L'histoire, vous la connaissez sûrement si vous lisez cette critique. Shingen Takeda, chef du clan Takeda décède malencontreusement alors que la guerre bat son plein. Mais avant de mourir, il avait établi un stratagème avec ses vassaux afin de protéger son clan en cette période tumultueuse : son sosie parfait le remplacera à sa mort pour une durée de trois ans.
D'emblée, si comme moi vous n'êtes pas familiers des noms des seigneurs féodaux japonais, préparez-vous à grincer des dents car à nul moment vous ne serez épargné, tant l'avalanche de noms, de rangs, de clans sera grande. Pire encore, je suis peut-être un peu bête mais j'ai eu bien du mal à distinguer, au moins pendant la première moitié du film le chef Takeda, son sosie, mais aussi son frère et conseiller Nobukado qui lui ressemblent énormément. Et ce dès la fantastique première scène du film, où l'on découvre les trois dans la pénombre échangeant un dialogue sur près de six minutes et posant d'emblée toute l'intrigue du film.

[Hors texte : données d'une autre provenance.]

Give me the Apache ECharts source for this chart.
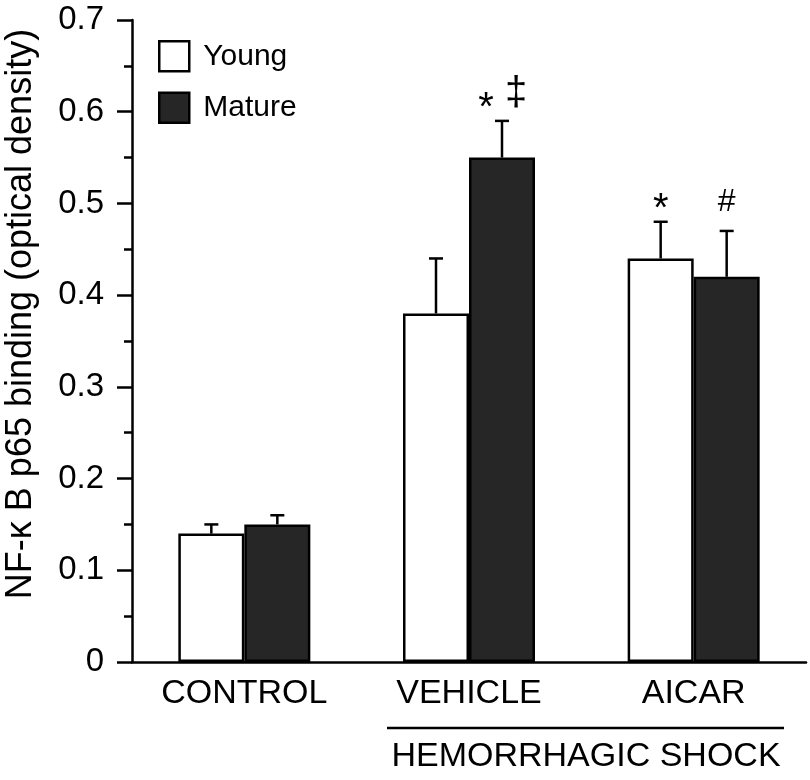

Si vous arrivez à faire avec cet obstacle dirons-nous, alors soyez prêts à vivre un film d'une intensité extrême.
Sans pour autant être contemplatif, Kagemusha adopte également un rythme lent et méthodique, surtout dans cette fabuleuse version longue de 3 heures. Kurosawa développe minutieusement son histoire pour que le spectateur puisse complètement apprécier l'évolution du personnage principal. Vivre la vie d'un autre n'est certainement pas une chose aisée, mais en plus passer de crapule à chef de clan, ça vous change une vie !
En effet, au centre de cette fresque historique narrant batailles, victoires et défaites, le sosie de Shingen, anonyme, sera tout d'abord forcé à le remplacer, mais surtout, en fera une obsession et adoptera peu à peu ses mimiques, son caractère et son intelligence. Il en fera même courber de respect ses vassaux qui parfois semblent ne plus savoir faire la différence entre les deux.
En plus d'être un des films avec la plus belle histoire que j'ai vu, il possède également une plastique à en faire pâlir plus d'un. Non content d’impressionner avec sa mise en scène dantesque, son montage habile et sa réalisation de chef, c'est réellement au niveau de la photographie qu'il est le plus fort. Jamais je n'ai vu un film avec d'aussi belles couleurs, et pour cause : Kurosawa s'en donne à cœur joie en mettant en scène des acteurs vêtus de costumes somptueux, de ciels bleus, rouges, jouant avec les ombres pour toujours rappeler au spectateur le titre du film, faisant flotter les bannières colorées des clans et des régiments, mettant en avant les emblèmes, tous plus beaux et puissants les uns que les autres, rien que ça...
Les scènes de bataille par ailleurs sont complètement jubilatoires, jamais une telle harmonie ne s'était dégagée d'une troupe de soldats en mouvement. Tels un élément naturel comme le vent ou l'eau, ils se meuvent parfaitement et quand les rangs sont brisés à cause de la guerre, c'est un véritable chaos sans nom. Quand les champs de batailles où jonchent les morts s'étendent devant nos yeux, impossible de ne pas se sentir tout chose. Car Kagemusha est aussi un film profondément humaniste.
Mais non, ça ne suffit de toute façon pas, puisqu'en plus de ça, c'est un véritable travail d'orfèvre qui a été réalisé sur la composition graphique, puisque chaque plan semble tiré d'une estampe japonaise. Elle permet également de faire briller les acteurs. Tatsuya Nakadai, impérial et brûlant, impressionne plus que jamais avec son charisme, son travail de composition, pouvant passer du rire benêt de la crapule à la puissance inébranlable telle la montagne de Shingen en une seconde. Chaque geste semble calculé au millimètre et on ne peut s'empêcher de frissonner rien qu'en le regardant, assis à genoux, s'emparer d'un repose-bras en bois et regarder de toute sa hauteur la scène devant ses yeux.
Le tout est littéralement emporté par la musique de Shin-ichiro Ikebe, épique grandiose, fantastique, à la fois discrète et présente et soulignant parfaitement l’œuvre de Kurosawa. Musical, le film l'est par ailleurs, puisqu'à plusieurs reprises nous aurons l'occasion d'assister à de véritables interludes musicaux, comme cette fantastique représentation de théâtre de No, absolument époustouflante tant la beauté qui s'en dégage nous subjugue.
De ma frêle expérience, Kagemusha est le plus beau film de guerre que je n'ai jamais vu, celui où les chefs de clan mélancoliques s'affrontent tout en se respectant, celui où les combats sont vus de manière intimiste sans faire l'apogée de la violence. J'espère ne pas avoir dit trop de sottises, et sur ce je file regarder Ran, en croisant les doigts pour me prendre une mandale aussi forte.